CRS staffer Ross Tomlinson hands out plastic tarps at a CRS and Caritas Norway distribution of 700 emergency shelters in central Philippines. The area was struck by Typhoon Haiyan on November 8, 2013. Jim Stipe/CRS
CRS staffer Ross Tomlinson hands out plastic tarps at a CRS and Caritas Norway distribution of 700 emergency shelters in central Philippines. The area was struck by Typhoon Haiyan on November 8, 2013.
Catholic Relief Services was founded in 1943 to feed European refugees during WWII. Now, CRS works in 93 countries around the world. CRS currently implements Farmer-to-Farmer projects in its core countries in East Africa: Ethiopia, Kenya, Tanzania, and Uganda.

Where did CRS come from?

CRS was originally founded by the Catholic Bishops of the United States to serve World War II survivors in Europe. Today, CRS has expanded to reach almost 100 million people in 93 countries on five continents. As part of the Universal Church, CRS works with local Catholic institutions around the world, but also participates in development and humanitarian initiatives undertaken by a wide range of groups, including governments, other faith communities, and secular institutions.

Also from This Series

See contributions from all bloggers here.

What are CRS' goals?

CRS works in the spirit of Catholic Social Teaching to assist impoverished and disadvantaged people overseas. CRS promotes sustainable economic growth, food security, and agricultural development worldwide with programs focusing on:

  1. Promoting prosperous and resilient agricultural livelihoods,
  2. Strengthening competitiveness in existing commercial value chains for specific commodities,
  3. Promoting the participation of women and supporting the equitable livelihoods of female farmers, and
  4. Cultivating strong relationships across civil society and public and private sectors.

How does CRS do it?

CRS helps rural families improve food security and economic engagement by guiding them through three stages of development:

  1. Recovery—encouraging gender-equitability, aiding in emergency response, reducing disaster risk, facilitating better national resource management and nutrition-sensitive programming;
  2. Building—helping farmers engage better with markets through a “5 skills set” approach;
  3. Growing—using finance, regional commodity and trade programs, policy and advocacy to broker the inclusion of organized smallholder farmers in the formal agriculture sector.

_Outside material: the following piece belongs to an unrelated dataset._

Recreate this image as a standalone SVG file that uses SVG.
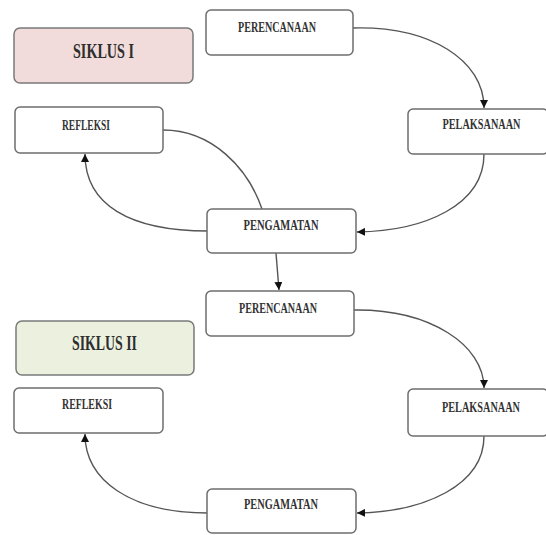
<svg xmlns="http://www.w3.org/2000/svg" width="546" height="535" viewBox="0 0 546 535">
<defs>
<style>
.box{fill:#ffffff;stroke:#6e6e6e;stroke-width:1.5}
.s1{fill:#f2dcdb;stroke:#7a7a7a;stroke-width:1.5}
.s2{fill:#ebf1de;stroke:#7a7a7a;stroke-width:1.5}
.lbl{font-family:"Liberation Serif","Times New Roman",serif;font-size:14px;font-weight:bold;fill:#333333;text-anchor:middle}
.big{font-family:"Liberation Serif","Times New Roman",serif;font-size:22px;font-weight:bold;fill:#2e2e2e;text-anchor:middle}
.con{fill:none;stroke:#555555;stroke-width:1.4}
</style>
<marker id="arr" viewBox="0 0 10 10" refX="10" refY="5" markerWidth="8" markerHeight="8" markerUnits="userSpaceOnUse" orient="auto">
<path d="M0,0 L10,5 L0,10 z" fill="#111111"/>
</marker>
</defs>
<rect width="546" height="535" fill="#ffffff"/>

<g id="connectors">
<path class="con" d="M353,28 C430,26 484,60 484,108" marker-end="url(#arr)"/>
<path class="con" d="M484,154 C484,205 425,231 357,232" marker-end="url(#arr)"/>
<path class="con" d="M163,130 C212,130 248,168 262,209"/>
<path class="con" d="M208,231 C130,231 85,205 85,154" marker-end="url(#arr)"/>
<path class="con" d="M276,253 L279,290" marker-end="url(#arr)"/>
<path class="con" d="M354,310 C430,309 484,345 484,388" marker-end="url(#arr)"/>
<path class="con" d="M484,436 C484,485 425,512 357,513" marker-end="url(#arr)"/>
<path class="con" d="M208,513 C130,513 85,480 85,434" marker-end="url(#arr)"/>
</g>

<g id="siklus1">
<rect class="s1" x="14" y="28" width="179" height="55" rx="6"/>
<text class="big" x="103.5" y="58" textLength="61" lengthAdjust="spacingAndGlyphs">SIKLUS I</text>
</g>
<g id="perencanaan1">
<rect class="box" x="206" y="10" width="147" height="45" rx="5"/>
<text class="lbl" x="277" y="32" textLength="78" lengthAdjust="spacingAndGlyphs">PERENCANAAN</text>
</g>
<g id="pelaksanaan1">
<rect class="box" x="408" y="109" width="140" height="45" rx="5"/>
<text class="lbl" x="481.5" y="128.5" textLength="78" lengthAdjust="spacingAndGlyphs">PELAKSANAAN</text>
</g>
<g id="refleksi1">
<rect class="box" x="15" y="107" width="148" height="46" rx="5"/>
<text class="lbl" x="86" y="130" textLength="48" lengthAdjust="spacingAndGlyphs">REFLEKSI</text>
</g>
<g id="pengamatan1">
<rect class="box" x="207" y="209" width="149" height="44" rx="5"/>
<text class="lbl" x="281" y="230" textLength="75" lengthAdjust="spacingAndGlyphs">PENGAMATAN</text>
</g>

<g id="siklus2">
<rect class="s2" x="16" y="321" width="178" height="54" rx="6"/>
<text class="big" x="104.5" y="350" textLength="65" lengthAdjust="spacingAndGlyphs">SIKLUS II</text>
</g>
<g id="perencanaan2">
<rect class="box" x="206" y="291" width="148" height="45" rx="5"/>
<text class="lbl" x="278" y="313" textLength="78" lengthAdjust="spacingAndGlyphs">PERENCANAAN</text>
</g>
<g id="pelaksanaan2">
<rect class="box" x="408" y="389" width="140" height="47" rx="5"/>
<text class="lbl" x="481" y="412" textLength="78" lengthAdjust="spacingAndGlyphs">PELAKSANAAN</text>
</g>
<g id="refleksi2">
<rect class="box" x="14" y="388" width="149" height="45" rx="5"/>
<text class="lbl" x="87" y="409" textLength="50" lengthAdjust="spacingAndGlyphs">REFLEKSI</text>
</g>
<g id="pengamatan2">
<rect class="box" x="207" y="489" width="149" height="44" rx="5"/>
<text class="lbl" x="281" y="509" textLength="74" lengthAdjust="spacingAndGlyphs">PENGAMATAN</text>
</g>
</svg>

What are some of CRS' successes?

  • In Zimbabwe, the Masakhane savings and lending group provides families with alternative incomes—especially for women. Together, the women of Masakhane the saved the equivalent of $7,000 in less than a year—enough for the members to start poultry businesses, buy livestock, and open market stalls.
  • The village of Worla in Liberia now has two separate microfinance saving clubs called Remember and Love. The members of Remember just elected a woman as the leader of the club, an indicator of her hard work and the respect she holds in her community.
  • Prajwala, an anti-trafficking organization, is teaching job skills like bookbinding, carpentry, and printing to help survivors become independent, self-supporting women.
  • The Support Our Youth project in Ecuador has improved the quality of education and transformed educational centers into places of learning instead of working. SOY helps with school improvement planning as well as providing scholarships for uniforms and school supplies.

As aligned with Feed the Future, the U.S. Government's global hunger and food security initiative, F2F works to support inclusive agriculture sector growth, facilitate private sector engagement in the agriculture sector, enhance development of local capacity and promote climate-smart development. Volunteer assignments address host-led priorities to expand economic growth that increases incomes and improves access to nutritious food. Read more articles on this topic on Agrilinks. Also, make sure to subscribe to receive a daily digest in your inbox, for one week only!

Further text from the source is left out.